_AIM OF THE EXERCISE_:
Omit all images. Write out the rest of the material exactly.

_GIVEN INFORMATION_:
▬▬▬▬▬▬▬▬▬▬

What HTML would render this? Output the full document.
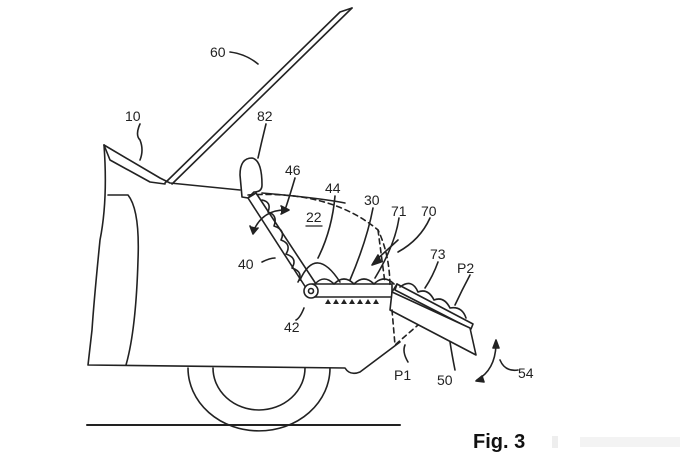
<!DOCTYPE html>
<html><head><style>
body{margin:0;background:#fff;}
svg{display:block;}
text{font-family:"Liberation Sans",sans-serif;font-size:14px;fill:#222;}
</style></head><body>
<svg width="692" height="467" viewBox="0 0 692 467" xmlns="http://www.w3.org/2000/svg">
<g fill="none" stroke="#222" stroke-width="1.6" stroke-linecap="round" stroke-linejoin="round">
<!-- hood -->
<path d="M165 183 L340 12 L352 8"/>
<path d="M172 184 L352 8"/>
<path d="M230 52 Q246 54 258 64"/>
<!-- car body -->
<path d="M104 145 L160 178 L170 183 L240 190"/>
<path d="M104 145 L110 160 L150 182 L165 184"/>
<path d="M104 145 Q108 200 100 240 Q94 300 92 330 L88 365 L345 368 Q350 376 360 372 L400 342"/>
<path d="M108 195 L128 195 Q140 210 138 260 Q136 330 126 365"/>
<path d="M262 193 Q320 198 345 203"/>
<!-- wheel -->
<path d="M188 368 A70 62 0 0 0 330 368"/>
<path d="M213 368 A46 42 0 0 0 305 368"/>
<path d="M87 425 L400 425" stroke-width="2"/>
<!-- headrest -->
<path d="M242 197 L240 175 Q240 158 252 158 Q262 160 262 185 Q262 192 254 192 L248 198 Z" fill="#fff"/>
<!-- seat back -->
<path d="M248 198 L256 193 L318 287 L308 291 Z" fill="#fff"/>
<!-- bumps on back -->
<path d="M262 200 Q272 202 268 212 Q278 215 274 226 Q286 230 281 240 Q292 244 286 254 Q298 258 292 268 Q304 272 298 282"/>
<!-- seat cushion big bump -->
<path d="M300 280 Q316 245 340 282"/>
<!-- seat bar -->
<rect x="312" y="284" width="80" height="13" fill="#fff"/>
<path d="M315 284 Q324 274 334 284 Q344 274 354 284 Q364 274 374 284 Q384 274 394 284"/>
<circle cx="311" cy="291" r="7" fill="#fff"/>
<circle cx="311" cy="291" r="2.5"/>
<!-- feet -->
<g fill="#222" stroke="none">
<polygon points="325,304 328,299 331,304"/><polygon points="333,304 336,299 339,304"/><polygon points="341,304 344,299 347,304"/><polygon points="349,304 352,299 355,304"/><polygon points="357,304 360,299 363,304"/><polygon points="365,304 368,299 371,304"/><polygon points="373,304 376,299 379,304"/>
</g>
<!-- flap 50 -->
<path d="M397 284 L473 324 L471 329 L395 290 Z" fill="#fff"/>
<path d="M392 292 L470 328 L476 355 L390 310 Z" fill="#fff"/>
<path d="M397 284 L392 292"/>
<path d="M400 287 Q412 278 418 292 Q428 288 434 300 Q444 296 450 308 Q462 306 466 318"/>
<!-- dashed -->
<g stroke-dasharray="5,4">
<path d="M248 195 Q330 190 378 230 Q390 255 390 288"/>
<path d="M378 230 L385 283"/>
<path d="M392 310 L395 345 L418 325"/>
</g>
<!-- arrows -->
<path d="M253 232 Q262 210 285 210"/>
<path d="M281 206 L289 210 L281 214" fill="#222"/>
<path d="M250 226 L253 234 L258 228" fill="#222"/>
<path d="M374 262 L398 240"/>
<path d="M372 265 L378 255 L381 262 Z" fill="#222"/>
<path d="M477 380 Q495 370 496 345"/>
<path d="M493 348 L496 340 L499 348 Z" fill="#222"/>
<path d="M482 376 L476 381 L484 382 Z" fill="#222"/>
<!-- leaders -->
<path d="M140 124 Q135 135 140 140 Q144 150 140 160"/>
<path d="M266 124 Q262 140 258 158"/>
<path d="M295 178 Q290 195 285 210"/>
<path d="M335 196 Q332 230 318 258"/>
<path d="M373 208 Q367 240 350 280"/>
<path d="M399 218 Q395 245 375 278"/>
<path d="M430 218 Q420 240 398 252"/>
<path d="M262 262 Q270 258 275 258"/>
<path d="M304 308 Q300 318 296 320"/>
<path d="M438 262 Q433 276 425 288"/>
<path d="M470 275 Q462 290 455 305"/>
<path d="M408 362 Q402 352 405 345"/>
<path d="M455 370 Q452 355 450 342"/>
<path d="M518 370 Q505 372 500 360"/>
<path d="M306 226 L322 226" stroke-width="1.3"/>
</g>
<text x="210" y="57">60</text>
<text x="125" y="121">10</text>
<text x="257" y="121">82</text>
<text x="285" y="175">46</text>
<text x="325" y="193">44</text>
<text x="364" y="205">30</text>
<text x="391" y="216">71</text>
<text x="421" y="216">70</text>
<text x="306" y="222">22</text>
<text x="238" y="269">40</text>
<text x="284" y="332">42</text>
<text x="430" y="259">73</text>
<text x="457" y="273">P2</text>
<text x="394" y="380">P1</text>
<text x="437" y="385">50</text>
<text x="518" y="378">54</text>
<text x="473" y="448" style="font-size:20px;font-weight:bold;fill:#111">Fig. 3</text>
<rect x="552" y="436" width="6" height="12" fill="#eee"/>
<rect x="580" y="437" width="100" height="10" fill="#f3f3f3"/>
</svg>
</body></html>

▬▬▬▬▬▬▬▬▬▬

_SOLUTION BELOW_:
What HTML would render this? Output the full document.
<!DOCTYPE html>
<html><head><style>
body{margin:0;background:#fff;}
svg{display:block;}
text{font-family:"Liberation Sans",sans-serif;font-size:14px;fill:#222;}
</style></head><body>
<svg width="692" height="467" viewBox="0 0 692 467" xmlns="http://www.w3.org/2000/svg">
<g fill="none" stroke="#222" stroke-width="1.6" stroke-linecap="round" stroke-linejoin="round">
<!-- hood -->
<path d="M165 183 L340 12 L352 8"/>
<path d="M172 184 L352 8"/>
<path d="M230 52 Q246 54 258 64"/>
<!-- car body -->
<path d="M104 145 L160 178 L170 183 L240 190"/>
<path d="M104 145 L110 160 L150 182 L165 184"/>
<path d="M104 145 Q108 200 100 240 Q94 300 92 330 L88 365 L345 368 Q350 376 360 372 L400 342"/>
<path d="M108 195 L128 195 Q140 210 138 260 Q136 330 126 365"/>
<path d="M262 193 Q320 198 345 203"/>
<!-- wheel -->
<path d="M188 368 A70 62 0 0 0 330 368"/>
<path d="M213 368 A46 42 0 0 0 305 368"/>
<path d="M87 425 L400 425" stroke-width="2"/>
<!-- headrest -->
<path d="M242 197 L240 175 Q240 158 252 158 Q262 160 262 185 Q262 192 254 192 L248 198 Z" fill="#fff"/>
<!-- seat back -->
<path d="M248 198 L256 193 L318 287 L308 291 Z" fill="#fff"/>
<!-- bumps on back -->
<path d="M262 200 Q272 202 268 212 Q278 215 274 226 Q286 230 281 240 Q292 244 286 254 Q298 258 292 268 Q304 272 298 282"/>
<!-- seat cushion big bump -->
<path d="M300 280 Q316 245 340 282"/>
<!-- seat bar -->
<rect x="312" y="284" width="80" height="13" fill="#fff"/>
<path d="M315 284 Q324 274 334 284 Q344 274 354 284 Q364 274 374 284 Q384 274 394 284"/>
<circle cx="311" cy="291" r="7" fill="#fff"/>
<circle cx="311" cy="291" r="2.5"/>
<!-- feet -->
<g fill="#222" stroke="none">
<polygon points="325,304 328,299 331,304"/><polygon points="333,304 336,299 339,304"/><polygon points="341,304 344,299 347,304"/><polygon points="349,304 352,299 355,304"/><polygon points="357,304 360,299 363,304"/><polygon points="365,304 368,299 371,304"/><polygon points="373,304 376,299 379,304"/>
</g>
<!-- flap 50 -->
<path d="M397 284 L473 324 L471 329 L395 290 Z" fill="#fff"/>
<path d="M392 292 L470 328 L476 355 L390 310 Z" fill="#fff"/>
<path d="M397 284 L392 292"/>
<path d="M400 287 Q412 278 418 292 Q428 288 434 300 Q444 296 450 308 Q462 306 466 318"/>
<!-- dashed -->
<g stroke-dasharray="5,4">
<path d="M248 195 Q330 190 378 230 Q390 255 390 288"/>
<path d="M378 230 L385 283"/>
<path d="M392 310 L395 345 L418 325"/>
</g>
<!-- arrows -->
<path d="M253 232 Q262 210 285 210"/>
<path d="M281 206 L289 210 L281 214" fill="#222"/>
<path d="M250 226 L253 234 L258 228" fill="#222"/>
<path d="M374 262 L398 240"/>
<path d="M372 265 L378 255 L381 262 Z" fill="#222"/>
<path d="M477 380 Q495 370 496 345"/>
<path d="M493 348 L496 340 L499 348 Z" fill="#222"/>
<path d="M482 376 L476 381 L484 382 Z" fill="#222"/>
<!-- leaders -->
<path d="M140 124 Q135 135 140 140 Q144 150 140 160"/>
<path d="M266 124 Q262 140 258 158"/>
<path d="M295 178 Q290 195 285 210"/>
<path d="M335 196 Q332 230 318 258"/>
<path d="M373 208 Q367 240 350 280"/>
<path d="M399 218 Q395 245 375 278"/>
<path d="M430 218 Q420 240 398 252"/>
<path d="M262 262 Q270 258 275 258"/>
<path d="M304 308 Q300 318 296 320"/>
<path d="M438 262 Q433 276 425 288"/>
<path d="M470 275 Q462 290 455 305"/>
<path d="M408 362 Q402 352 405 345"/>
<path d="M455 370 Q452 355 450 342"/>
<path d="M518 370 Q505 372 500 360"/>
<path d="M306 226 L322 226" stroke-width="1.3"/>
</g>
<text x="210" y="57">60</text>
<text x="125" y="121">10</text>
<text x="257" y="121">82</text>
<text x="285" y="175">46</text>
<text x="325" y="193">44</text>
<text x="364" y="205">30</text>
<text x="391" y="216">71</text>
<text x="421" y="216">70</text>
<text x="306" y="222">22</text>
<text x="238" y="269">40</text>
<text x="284" y="332">42</text>
<text x="430" y="259">73</text>
<text x="457" y="273">P2</text>
<text x="394" y="380">P1</text>
<text x="437" y="385">50</text>
<text x="518" y="378">54</text>
<text x="473" y="448" style="font-size:20px;font-weight:bold;fill:#111">Fig. 3</text>
<rect x="552" y="436" width="6" height="12" fill="#eee"/>
<rect x="580" y="437" width="100" height="10" fill="#f3f3f3"/>
</svg>
</body></html>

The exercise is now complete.